Major Tech and Car Companies May Be Using ‘Blood Gold’ Mined Illegally From the Amazon Rainforest
Your iPhone may contain gold linked to the destruction of the Amazon rainforest.
A new report from Amazon Watch and the Association of Brazil’s Indigenous Peoples (APIB) published Monday reveals that the gold used by major tech and car companies including Apple, Tesla, Samsung, Microsoft, Intel, Sony, Volkswagen, Ford and General Motors could have been mined illegally from Indigenous lands in the Brazilian Amazon.
“We are witnessing the destruction of ecosystems and entire communities, and people are dying as a result of this deadly industry,” APIB Executive Coordinator Director Dinamam Tuxá said in an Amazon Watch press release. “[Mining’s] viability requires a consumer market that finances its destruction. This exposé provides groundbreaking findings that identify leading companies potentially complicit in illegal Amazon mining. We now call on these corporate giants to prove that they are not buying gold extracted from our lands.”
The report, titled Blood Gold, revealed that two refineries in the supply chains of major electronics and automotive companies are being investigated for using illegally mined gold. These refineries are Chimet in Italy and Marsam in Brazil.

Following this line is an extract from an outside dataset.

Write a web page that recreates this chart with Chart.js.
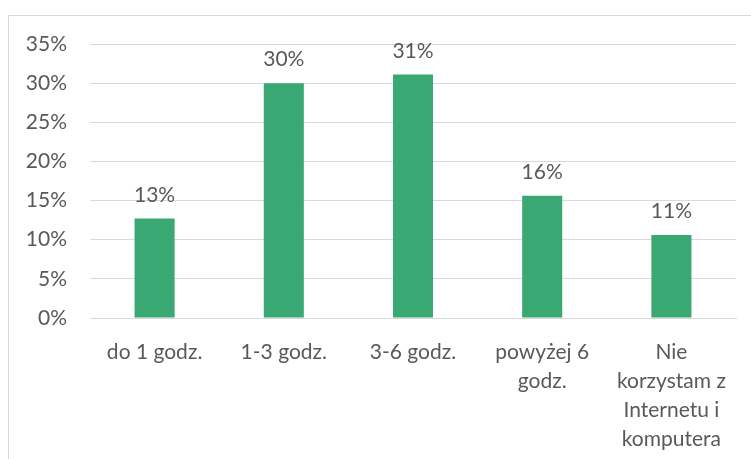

The connection between Chimet and illegal mining was first publicized by Reporter Brasil in July, according to Reuters. Documents obtained by the journalism outfit revealed that Brazilian federal police had accused the refinery of acquiring millions of dollars worth of gold from a trader known as CHM do Brasil that had, in turn, allegedly obtained it from illegal operations. The initial reporting revealed that tech giants Alphabet (Google’s parent company), Amazon, Apple and Microsoft all had Chimet in their supply chain. The Chimet gold came from the Kayapó Indigenous Territory, according to the latest report.
The other refinery listed in the new report was Marsam in Brazil. This refinery has been accused of using gold illegally obtained by FD’Gold from the Munduruku and Yanomami territories.
Gold is commonly used in the wiring and circuit boards of electric products including computers, smartphones and electric vehicles. But when it is mined illegally from Indigenous lands, it can be the cause of a host of environmental harms and human rights violations.
“We are currently experiencing a critical moment of terrible conflicts, with many land invaders inside our territory introduced by the miners,” Munduruku’s Pariri Association President Alessandra Korap Munduruku said in the press release. “Illegal mining contaminates rivers with mercury, and the mercury contaminates the fish and our bodies. Mining kills and displaces people from their land. It only knows how to destroy.”
Munduruku and Tuxá were two of four panelists who announced the findings at an event as part of Climate Week NYC on Monday. Indigenous leaders have traveled to New York to urge major brands like the ones listed in the report to stop profiting from the destruction of the Amazon, according to The Guardian.
“Sometimes I wonder why I go. I’m tired of saying the same thing and things moving so slowly,” Domingo Paes, a member of the Achuar people in the Ecuadorian Amazon, told The Guardian. “But I’ve met lots of people, in government and young activists, who say we must take action and that this is urgent. When I hear people saying this, it gives me hope, that things are changing.”
In Brazil, the Amazon and the Indigenous communities within it are especially under threat now because of the policies of right-wing Brazilian President Jair Bolsonaro, who wants to make it legal to mine in Indigenous territories, according to the report. Illegal mining has already increased during his tenure, with the amount of illegal gold produced by the country rising 23 percent during his first two years in office, Brazilian sustainability think tank Instituto Escolhas told Reuters.
“A company that is buying gold from Brazil already knows there is a huge risk it is buying irregular gold — Amazon blood gold,” Larissa Rodrigues of Escolhas told Reuters.
The report noted that 47 percent of gold produced in Brazil between 2015 and 2020 was obtained illegally.